Others say the problem is a lack of data. Scott Poynton, founder of The Forest Trust (TFT), an international environmental NGO, tells IPS that there is inadequate information on the socio-economic impacts of oil operations.
He says the focus on deforestation — in Indonesia and elsewhere — is a result of the tireless work of NGOs dedicated to the issue, combined with “easy-to-use tools like the World Resource Institute’s Global Forest Watch,” a mapping system that allow people to quickly and cheaply identify deforestation.
He says similar resources must be made available to those like Setra — grassroots leaders on the ground, who are able to monitor and report on social degradation caused by the palm oil sector.
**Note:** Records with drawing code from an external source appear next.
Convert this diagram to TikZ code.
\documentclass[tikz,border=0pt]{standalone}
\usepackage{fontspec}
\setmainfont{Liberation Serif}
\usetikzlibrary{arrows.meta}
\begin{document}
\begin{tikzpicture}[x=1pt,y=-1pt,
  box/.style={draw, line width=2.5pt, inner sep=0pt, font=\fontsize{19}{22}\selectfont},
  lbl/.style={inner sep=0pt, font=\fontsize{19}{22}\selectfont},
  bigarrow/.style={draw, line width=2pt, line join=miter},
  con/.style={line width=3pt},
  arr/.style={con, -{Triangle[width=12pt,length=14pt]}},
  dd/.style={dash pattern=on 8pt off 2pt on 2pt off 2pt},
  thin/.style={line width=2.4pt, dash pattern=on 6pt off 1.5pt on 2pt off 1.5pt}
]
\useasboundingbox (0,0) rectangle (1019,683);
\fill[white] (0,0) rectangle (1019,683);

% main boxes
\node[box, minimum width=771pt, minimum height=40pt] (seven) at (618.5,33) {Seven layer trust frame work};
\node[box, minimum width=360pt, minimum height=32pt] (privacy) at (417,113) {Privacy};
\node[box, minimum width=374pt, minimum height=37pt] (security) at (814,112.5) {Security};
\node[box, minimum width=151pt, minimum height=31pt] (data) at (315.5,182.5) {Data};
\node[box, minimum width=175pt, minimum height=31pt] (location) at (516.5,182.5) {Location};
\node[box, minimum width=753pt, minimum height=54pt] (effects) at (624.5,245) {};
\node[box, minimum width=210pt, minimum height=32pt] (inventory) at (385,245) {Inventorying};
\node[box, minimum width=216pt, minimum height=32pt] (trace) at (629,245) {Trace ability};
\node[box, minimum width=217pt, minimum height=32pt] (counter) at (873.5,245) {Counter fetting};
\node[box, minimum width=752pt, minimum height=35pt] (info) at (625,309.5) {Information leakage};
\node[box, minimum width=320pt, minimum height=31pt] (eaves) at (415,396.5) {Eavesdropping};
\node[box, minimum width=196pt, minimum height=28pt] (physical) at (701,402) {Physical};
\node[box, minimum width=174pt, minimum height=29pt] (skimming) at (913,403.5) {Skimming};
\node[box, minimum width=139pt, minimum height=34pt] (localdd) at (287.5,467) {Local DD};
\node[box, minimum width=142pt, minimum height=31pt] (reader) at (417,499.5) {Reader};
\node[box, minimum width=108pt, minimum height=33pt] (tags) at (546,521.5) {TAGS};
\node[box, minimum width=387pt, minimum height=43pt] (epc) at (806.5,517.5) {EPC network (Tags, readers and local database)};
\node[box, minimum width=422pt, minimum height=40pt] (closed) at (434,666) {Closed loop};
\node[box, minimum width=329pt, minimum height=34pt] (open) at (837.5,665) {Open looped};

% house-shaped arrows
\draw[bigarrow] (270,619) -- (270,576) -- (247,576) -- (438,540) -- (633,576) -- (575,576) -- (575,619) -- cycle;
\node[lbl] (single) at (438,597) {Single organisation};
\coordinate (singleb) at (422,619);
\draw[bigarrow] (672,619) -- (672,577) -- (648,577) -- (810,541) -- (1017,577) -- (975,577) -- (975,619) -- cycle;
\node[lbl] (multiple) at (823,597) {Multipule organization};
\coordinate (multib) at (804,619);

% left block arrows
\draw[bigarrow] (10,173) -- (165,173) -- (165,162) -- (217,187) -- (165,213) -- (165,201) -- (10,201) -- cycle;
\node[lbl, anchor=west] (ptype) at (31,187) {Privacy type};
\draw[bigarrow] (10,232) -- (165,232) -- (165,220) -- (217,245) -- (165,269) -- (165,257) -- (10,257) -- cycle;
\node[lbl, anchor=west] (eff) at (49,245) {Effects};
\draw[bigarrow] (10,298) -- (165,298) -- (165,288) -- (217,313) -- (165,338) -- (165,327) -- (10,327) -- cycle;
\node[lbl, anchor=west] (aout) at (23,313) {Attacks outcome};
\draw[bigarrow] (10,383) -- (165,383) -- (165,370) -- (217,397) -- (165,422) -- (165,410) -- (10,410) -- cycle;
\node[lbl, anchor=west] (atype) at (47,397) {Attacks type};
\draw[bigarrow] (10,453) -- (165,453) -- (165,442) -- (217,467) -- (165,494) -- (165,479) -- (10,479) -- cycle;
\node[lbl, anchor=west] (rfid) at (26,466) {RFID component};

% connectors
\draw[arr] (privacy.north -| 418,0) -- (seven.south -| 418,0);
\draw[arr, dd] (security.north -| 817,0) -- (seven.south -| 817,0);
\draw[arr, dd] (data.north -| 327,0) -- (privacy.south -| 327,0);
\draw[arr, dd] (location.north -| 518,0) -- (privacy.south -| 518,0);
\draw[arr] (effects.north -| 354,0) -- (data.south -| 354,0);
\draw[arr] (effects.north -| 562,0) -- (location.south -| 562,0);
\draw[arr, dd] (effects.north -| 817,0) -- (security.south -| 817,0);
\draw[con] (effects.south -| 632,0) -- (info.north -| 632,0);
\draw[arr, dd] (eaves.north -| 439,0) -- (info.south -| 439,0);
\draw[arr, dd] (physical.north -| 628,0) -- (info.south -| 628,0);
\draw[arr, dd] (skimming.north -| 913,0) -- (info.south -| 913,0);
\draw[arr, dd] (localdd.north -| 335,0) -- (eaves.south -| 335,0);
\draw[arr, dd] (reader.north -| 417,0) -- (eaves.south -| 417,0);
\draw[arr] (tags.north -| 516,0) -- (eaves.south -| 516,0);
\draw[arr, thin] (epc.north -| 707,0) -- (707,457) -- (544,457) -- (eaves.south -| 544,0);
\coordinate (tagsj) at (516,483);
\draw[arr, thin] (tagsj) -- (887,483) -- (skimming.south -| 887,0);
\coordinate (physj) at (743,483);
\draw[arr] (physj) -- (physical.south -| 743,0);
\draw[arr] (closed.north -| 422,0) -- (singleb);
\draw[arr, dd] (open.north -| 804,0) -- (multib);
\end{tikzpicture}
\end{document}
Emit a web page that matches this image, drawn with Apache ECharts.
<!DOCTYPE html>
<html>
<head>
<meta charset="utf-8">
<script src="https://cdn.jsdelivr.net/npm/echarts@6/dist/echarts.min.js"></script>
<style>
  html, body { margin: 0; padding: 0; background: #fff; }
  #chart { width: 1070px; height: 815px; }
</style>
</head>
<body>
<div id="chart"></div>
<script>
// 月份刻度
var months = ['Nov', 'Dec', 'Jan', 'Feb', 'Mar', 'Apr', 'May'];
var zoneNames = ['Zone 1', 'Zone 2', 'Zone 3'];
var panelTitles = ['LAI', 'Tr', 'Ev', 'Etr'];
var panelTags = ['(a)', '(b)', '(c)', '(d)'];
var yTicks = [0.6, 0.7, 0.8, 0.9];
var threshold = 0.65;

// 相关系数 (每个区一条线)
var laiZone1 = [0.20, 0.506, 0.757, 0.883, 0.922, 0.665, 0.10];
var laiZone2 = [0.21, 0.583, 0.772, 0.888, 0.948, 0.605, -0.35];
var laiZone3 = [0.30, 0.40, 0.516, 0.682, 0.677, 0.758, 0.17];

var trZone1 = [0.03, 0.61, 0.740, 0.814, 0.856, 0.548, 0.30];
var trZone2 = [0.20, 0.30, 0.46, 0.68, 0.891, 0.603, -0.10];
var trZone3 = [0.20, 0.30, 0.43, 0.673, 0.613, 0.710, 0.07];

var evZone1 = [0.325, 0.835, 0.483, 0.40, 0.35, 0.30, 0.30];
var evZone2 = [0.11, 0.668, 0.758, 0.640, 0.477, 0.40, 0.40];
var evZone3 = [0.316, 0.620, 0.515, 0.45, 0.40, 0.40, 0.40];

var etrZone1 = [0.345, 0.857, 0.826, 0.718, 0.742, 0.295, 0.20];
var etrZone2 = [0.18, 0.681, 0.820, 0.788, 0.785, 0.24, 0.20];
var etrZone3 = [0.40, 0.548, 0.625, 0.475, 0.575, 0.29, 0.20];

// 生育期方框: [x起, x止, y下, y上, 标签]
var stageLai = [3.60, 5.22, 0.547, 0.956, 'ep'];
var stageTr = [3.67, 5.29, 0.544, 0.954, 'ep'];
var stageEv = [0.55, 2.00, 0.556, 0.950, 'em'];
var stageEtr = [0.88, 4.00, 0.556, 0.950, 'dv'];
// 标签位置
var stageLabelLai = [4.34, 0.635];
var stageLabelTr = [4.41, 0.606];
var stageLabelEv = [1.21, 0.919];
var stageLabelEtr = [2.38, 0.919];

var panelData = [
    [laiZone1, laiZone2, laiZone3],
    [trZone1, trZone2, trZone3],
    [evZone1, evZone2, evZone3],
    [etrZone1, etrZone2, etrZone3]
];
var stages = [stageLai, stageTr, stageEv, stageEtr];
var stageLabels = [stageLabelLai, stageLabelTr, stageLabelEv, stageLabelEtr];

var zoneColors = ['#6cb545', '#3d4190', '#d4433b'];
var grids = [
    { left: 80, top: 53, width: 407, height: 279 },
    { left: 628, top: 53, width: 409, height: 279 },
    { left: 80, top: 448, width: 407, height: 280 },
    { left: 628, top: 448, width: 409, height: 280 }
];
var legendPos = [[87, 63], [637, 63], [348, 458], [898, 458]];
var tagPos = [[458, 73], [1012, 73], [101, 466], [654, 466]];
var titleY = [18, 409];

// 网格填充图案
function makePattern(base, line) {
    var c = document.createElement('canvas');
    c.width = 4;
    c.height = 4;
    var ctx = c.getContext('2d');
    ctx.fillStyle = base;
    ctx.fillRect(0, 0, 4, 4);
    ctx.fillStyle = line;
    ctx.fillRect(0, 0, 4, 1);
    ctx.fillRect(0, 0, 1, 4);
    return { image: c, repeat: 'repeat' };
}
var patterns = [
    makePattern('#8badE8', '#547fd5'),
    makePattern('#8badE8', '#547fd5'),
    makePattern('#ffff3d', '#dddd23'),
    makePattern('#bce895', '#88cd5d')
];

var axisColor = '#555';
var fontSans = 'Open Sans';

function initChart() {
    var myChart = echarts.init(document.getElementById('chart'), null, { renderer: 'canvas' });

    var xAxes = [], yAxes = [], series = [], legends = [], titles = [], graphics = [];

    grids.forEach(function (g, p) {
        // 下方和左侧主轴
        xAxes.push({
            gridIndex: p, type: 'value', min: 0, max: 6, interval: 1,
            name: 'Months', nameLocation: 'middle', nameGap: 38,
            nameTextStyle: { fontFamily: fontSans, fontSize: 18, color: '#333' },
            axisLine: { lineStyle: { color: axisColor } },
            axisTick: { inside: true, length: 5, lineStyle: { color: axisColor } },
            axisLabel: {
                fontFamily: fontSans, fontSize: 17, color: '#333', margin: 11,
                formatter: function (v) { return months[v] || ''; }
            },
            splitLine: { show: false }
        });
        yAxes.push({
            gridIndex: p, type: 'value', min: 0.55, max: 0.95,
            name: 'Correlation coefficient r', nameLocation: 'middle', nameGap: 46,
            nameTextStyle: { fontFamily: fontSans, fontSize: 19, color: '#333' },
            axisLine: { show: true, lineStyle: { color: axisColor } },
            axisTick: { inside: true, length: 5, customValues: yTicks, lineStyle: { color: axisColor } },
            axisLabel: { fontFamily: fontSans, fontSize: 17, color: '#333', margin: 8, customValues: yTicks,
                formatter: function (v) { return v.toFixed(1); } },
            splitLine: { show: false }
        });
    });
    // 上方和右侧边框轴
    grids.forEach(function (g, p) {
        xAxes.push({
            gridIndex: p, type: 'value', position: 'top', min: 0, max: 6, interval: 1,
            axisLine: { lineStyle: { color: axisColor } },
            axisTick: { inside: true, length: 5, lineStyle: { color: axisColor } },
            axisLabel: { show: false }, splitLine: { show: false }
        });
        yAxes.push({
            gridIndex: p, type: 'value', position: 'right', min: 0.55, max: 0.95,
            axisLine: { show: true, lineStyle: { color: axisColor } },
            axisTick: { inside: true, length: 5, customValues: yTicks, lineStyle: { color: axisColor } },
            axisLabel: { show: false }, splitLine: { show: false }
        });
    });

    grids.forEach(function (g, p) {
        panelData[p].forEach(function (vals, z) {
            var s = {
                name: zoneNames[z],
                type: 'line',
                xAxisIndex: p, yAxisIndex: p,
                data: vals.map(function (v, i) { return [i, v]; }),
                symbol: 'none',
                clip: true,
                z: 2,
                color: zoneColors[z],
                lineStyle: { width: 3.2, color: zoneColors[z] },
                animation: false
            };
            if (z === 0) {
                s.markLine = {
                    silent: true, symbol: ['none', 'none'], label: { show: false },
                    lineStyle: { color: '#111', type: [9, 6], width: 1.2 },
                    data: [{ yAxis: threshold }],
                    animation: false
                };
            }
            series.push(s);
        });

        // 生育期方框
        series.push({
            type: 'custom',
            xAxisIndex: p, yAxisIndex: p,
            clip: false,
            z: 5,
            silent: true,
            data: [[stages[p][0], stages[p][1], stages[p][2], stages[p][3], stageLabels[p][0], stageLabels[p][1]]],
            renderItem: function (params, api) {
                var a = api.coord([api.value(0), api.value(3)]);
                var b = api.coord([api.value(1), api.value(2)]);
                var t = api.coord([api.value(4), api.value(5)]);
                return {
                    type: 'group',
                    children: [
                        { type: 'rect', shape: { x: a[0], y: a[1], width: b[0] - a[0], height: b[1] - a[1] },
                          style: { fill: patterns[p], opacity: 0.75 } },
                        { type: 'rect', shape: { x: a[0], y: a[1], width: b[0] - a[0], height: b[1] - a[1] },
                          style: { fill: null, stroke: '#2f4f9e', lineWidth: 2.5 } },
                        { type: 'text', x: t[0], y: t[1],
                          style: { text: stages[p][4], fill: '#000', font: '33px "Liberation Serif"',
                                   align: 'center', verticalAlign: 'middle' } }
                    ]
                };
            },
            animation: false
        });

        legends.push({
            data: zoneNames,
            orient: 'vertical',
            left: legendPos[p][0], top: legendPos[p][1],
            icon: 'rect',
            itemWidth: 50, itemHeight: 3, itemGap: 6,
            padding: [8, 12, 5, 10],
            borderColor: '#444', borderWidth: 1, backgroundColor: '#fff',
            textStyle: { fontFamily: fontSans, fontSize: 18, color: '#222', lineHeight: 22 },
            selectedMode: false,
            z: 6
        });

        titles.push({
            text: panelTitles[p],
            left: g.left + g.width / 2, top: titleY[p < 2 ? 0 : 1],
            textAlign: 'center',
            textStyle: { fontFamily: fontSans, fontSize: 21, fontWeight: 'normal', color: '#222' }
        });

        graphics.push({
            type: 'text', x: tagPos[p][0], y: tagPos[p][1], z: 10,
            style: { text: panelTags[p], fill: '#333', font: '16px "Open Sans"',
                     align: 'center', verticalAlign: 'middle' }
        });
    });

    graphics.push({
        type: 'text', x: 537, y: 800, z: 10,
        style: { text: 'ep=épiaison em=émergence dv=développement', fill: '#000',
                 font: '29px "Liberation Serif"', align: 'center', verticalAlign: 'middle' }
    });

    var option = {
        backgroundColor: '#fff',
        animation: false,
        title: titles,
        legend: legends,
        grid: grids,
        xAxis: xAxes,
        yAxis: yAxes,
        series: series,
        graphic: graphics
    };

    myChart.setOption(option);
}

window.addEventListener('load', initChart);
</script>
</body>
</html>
As the United Nations and its member states move closer to finalizing the Sustainable Development Goals (SDGs) — the international community’s blueprint for development and poverty-reduction in the coming decades — Indonesia and the palm oil sector will be forced to reckon with the unsustainable nature of the mono-crop corporate model, and move toward a practice of inclusivity.
One of the primary topics informing the knowledge platform on the SDGs is the promise of Sustainable Consumption and Production (SCP), defined as “the use of services and related products, which respond to basic needs and bring a better quality of life while minimizing the use of natural resources […] so as not to jeopardize the needs of further generations.”
According to the World Wildlife Fund in the last three-and-a-half decades Indonesia and Malaysia lost a combination of 3.5 million hectares of forest to palm oil plantations.
Statistics like these suggest that nothing short of sweeping changes will be required to put indigenous people like Setra at the center of the debate, and build a sustainable future for palm oil production.